** START Data provided **

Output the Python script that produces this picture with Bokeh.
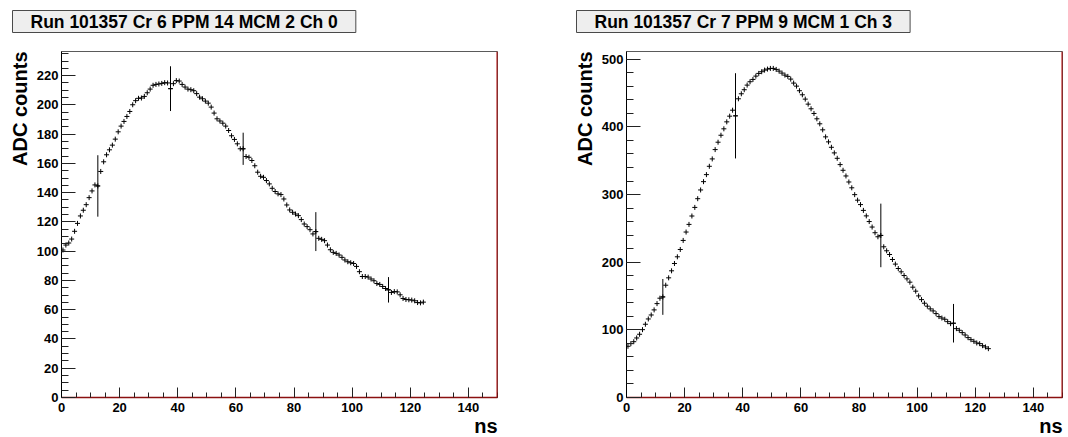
import numpy as np
from bokeh.plotting import figure
from bokeh.layouts import row
from bokeh.models import FixedTicker, Span, Range1d, Title
from bokeh.embed import file_html
from bokeh.resources import INLINE

# ---------------- data ----------------
titles = ["Run 101357 Cr 6 PPM 14 MCM 2 Ch 0", "Run 101357 Cr 7 PPM 9 MCM 1 Ch 3"]
y_axis_title = "ADC counts"
x_axis_title = "ns"

# bin centres (ns) of the fine pulse shape, 1 ns bins from 0 to 125 ns
t_fine = [i + 0.5 for i in range(125)]

adc_ch0 = [
    100.8, 104.2, 105.6, 108.3, 113.6, 119.0, 124.1, 128.0, 131.8, 136.6,
    141.2, 145.3, 144.6, 154.5, 161.1, 165.9, 169.3, 172.5, 176.6, 181.6,
    185.5, 188.7, 192.1, 195.5, 200.1, 202.9, 204.5, 204.7, 205.8, 208.3,
    210.8, 213.4, 214.0, 214.3, 214.7, 215.2, 215.0, 211.1, 214.5, 216.6,
    216.3, 214.0, 212.2, 210.8, 210.4, 209.7, 207.7, 205.3, 204.2, 202.6,
    201.2, 198.5, 194.4, 190.5, 189.0, 187.5, 185.5, 182.5, 178.9, 176.4,
    173.4, 170.0, 170.0, 164.7, 164.2, 162.0, 158.4, 154.0, 151.2, 150.5,
    148.3, 146.0, 143.0, 140.8, 139.2, 138.7, 135.7, 131.6, 128.2, 126.6,
    125.4, 124.3, 121.6, 118.6, 116.8, 114.7, 111.8, 113.4, 108.8, 108.1,
    107.2, 104.2, 101.0, 99.2, 98.5, 97.4, 95.8, 94.0, 92.8, 92.1,
    91.6, 89.6, 86.0, 82.7, 82.7, 82.3, 81.0, 79.8, 77.9, 77.3,
    75.9, 74.5, 73.6, 71.8, 72.4, 72.2, 70.2, 67.7, 67.0, 66.8,
    66.6, 66.1, 64.9, 64.7, 65.2,
]

adc_ch3 = [
    75.7, 79.6, 82.5, 88.0, 93.5, 100.3, 108.3, 116.1, 122.0, 129.5,
    138.8, 146.8, 148.7, 166.0, 176.9, 187.3, 198.1, 208.0, 218.8, 232.2,
    244.6, 255.9, 268.3, 281.0, 293.9, 306.8, 319.1, 329.5, 341.8, 352.7,
    366.5, 377.4, 387.7, 397.2, 407.5, 415.9, 424.7, 416.4, 441.6, 449.0,
    455.0, 461.8, 466.8, 470.2, 475.1, 479.1, 481.6, 484.0, 485.5, 486.5,
    486.5, 485.0, 482.5, 479.6, 476.6, 474.7, 470.7, 464.8, 460.3, 453.5,
    447.5, 441.1, 433.7, 426.8, 419.9, 412.0, 404.6, 395.7, 385.3, 377.9,
    369.9, 361.6, 353.6, 344.3, 335.9, 327.5, 318.6, 310.0, 299.9, 291.7,
    285.2, 276.6, 268.5, 260.1, 252.0, 243.6, 237.6, 239.6, 222.8, 216.9,
    211.4, 204.0, 197.2, 190.7, 185.8, 180.3, 175.4, 170.5, 163.1, 157.2,
    150.2, 144.7, 139.4, 135.0, 131.0, 128.0, 124.0, 119.6, 117.5, 115.7,
    112.1, 109.2, 109.8, 101.8, 99.4, 95.9, 92.4, 88.5, 85.5, 83.1,
    80.6, 79.6, 76.6, 74.7, 72.2,
]

# ADC samples (25 ns apart) with their error bars
t_samp_ch0 = [12.5, 37.5, 62.5, 87.5, 112.5]
adc_samp_ch0 = [144.6, 211.1, 170.0, 113.4, 73.6]
err_samp_ch0 = [21.0, 15.3, 11.0, 13.3, 8.7]

t_samp_ch3 = [12.5, 37.5, 87.5, 112.5]
adc_samp_ch3 = [148.7, 416.4, 239.6, 109.8]
err_samp_ch3 = [26.5, 63.0, 47.0, 28.5]

x_ticks = [0, 20, 40, 60, 80, 100, 120, 140]
y_ticks_ch0 = [0, 20, 40, 60, 80, 100, 120, 140, 160, 180, 200, 220]
y_ticks_ch3 = [0, 100, 200, 300, 400, 500]

# ---------------- layout ----------------
FONT = "Liberation Sans"
FH = 346
SHIFT = 10   # extra top border, hidden again with a negative layout margin


def panel(title, ymax, yticks, yminor, adc, ts, ys, es, bl, br, title_offset):
    p = figure(frame_width=436, frame_height=FH,
               min_border_left=bl, min_border_right=br,
               min_border_top=51 + SHIFT, min_border_bottom=40,
               x_range=Range1d(0, 150), y_range=Range1d(0, ymax),
               output_backend="svg", toolbar_location=None, tools="")
    p.xgrid.visible = False
    p.ygrid.visible = False
    p.background_fill_color = "white"
    p.border_fill_color = "white"
    p.outline_line_color = "#5a5a5a"
    p.outline_line_width = 1

    for ax in (p.xaxis[0], p.yaxis[0]):
        ax.major_label_text_font = FONT
        ax.major_label_text_font_style = "bold"
        ax.major_label_text_font_size = "13px"
        ax.major_label_text_color = "black"
        ax.major_tick_out = 0
        ax.minor_tick_out = 0
        ax.major_tick_line_color = "#222222"
        ax.minor_tick_line_color = "#222222"

    xa = p.xaxis[0]
    xa.ticker = FixedTicker(ticks=x_ticks, minor_ticks=list(range(0, 151, 5)))
    xa.major_tick_in = 10
    xa.minor_tick_in = 5
    xa.major_label_standoff = 5
    xa.axis_line_color = "#8b1010"
    xa.axis_line_width = 1.5

    ya = p.yaxis[0]
    ya.ticker = FixedTicker(ticks=yticks, minor_ticks=yminor)
    ya.major_tick_in = 14
    ya.minor_tick_in = 7
    ya.major_label_standoff = 3
    ya.axis_line_color = "black"

    # red right edge of the frame
    p.add_layout(Span(location=150, dimension="height", line_color="#b00000", line_width=2))

    # fine pulse points
    p.scatter(t_fine, adc, marker="cross", size=5, line_color="black", line_width=1)

    # sample error bars
    ys_a = np.array(ys)
    es_a = np.array(es)
    p.segment(x0=ts, y0=list(ys_a - es_a), x1=ts, y1=list(ys_a + es_a), line_color="black", line_width=1)
    p.scatter(ts, ys, marker="dash", size=4, line_color="black", line_width=1)

    # title box
    p.title.text = title
    p.title.align = "left"
    p.title.vertical_align = "top"
    p.title.offset = title_offset
    p.title.standoff = 34
    p.title.text_font = FONT
    p.title.text_font_style = "bold"
    p.title.text_font_size = "17.5px"
    p.title.text_color = "black"
    p.title.background_fill_color = "#eeeeee"
    p.title.border_line_color = "#4a4a4a"
    p.title.padding = (18, 1)

    # axis titles
    p.add_layout(Title(text=y_axis_title, align="right", standoff=6,
                       text_font=FONT, text_font_style="bold", text_font_size="20px",
                       text_color="black"), "left")
    p.add_layout(Title(text=x_axis_title, align="right", standoff=-3,
                       text_font=FONT, text_font_style="bold", text_font_size="20px",
                       text_color="black"), "below")
    return p


p1 = panel(titles[0], 236.5, y_ticks_ch0, list(range(0, 236, 5)), adc_ch0,
           t_samp_ch0, adc_samp_ch0, err_samp_ch0, 61, 51, -49)
p2 = panel(titles[1], 511.5, y_ticks_ch3, list(range(0, 511, 20)), adc_ch3,
           t_samp_ch3, adc_samp_ch3, err_samp_ch3, 78, 6, -50)

layout = row(p1, p2)
layout.margin = (-SHIFT, 0, 0, 0)
open("out.html", "w").write(file_html(layout, INLINE))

** END Data provided **

**Problem details:** Pictures stay out. Repeat only the lines from the beginning of the data through the line that has "from bokeh.resources import INLINE".

**Exercise response:**
Output the Python script that produces this picture with Bokeh.
import numpy as np
from bokeh.plotting import figure
from bokeh.layouts import row
from bokeh.models import FixedTicker, Span, Range1d, Title
from bokeh.embed import file_html
from bokeh.resources import INLINE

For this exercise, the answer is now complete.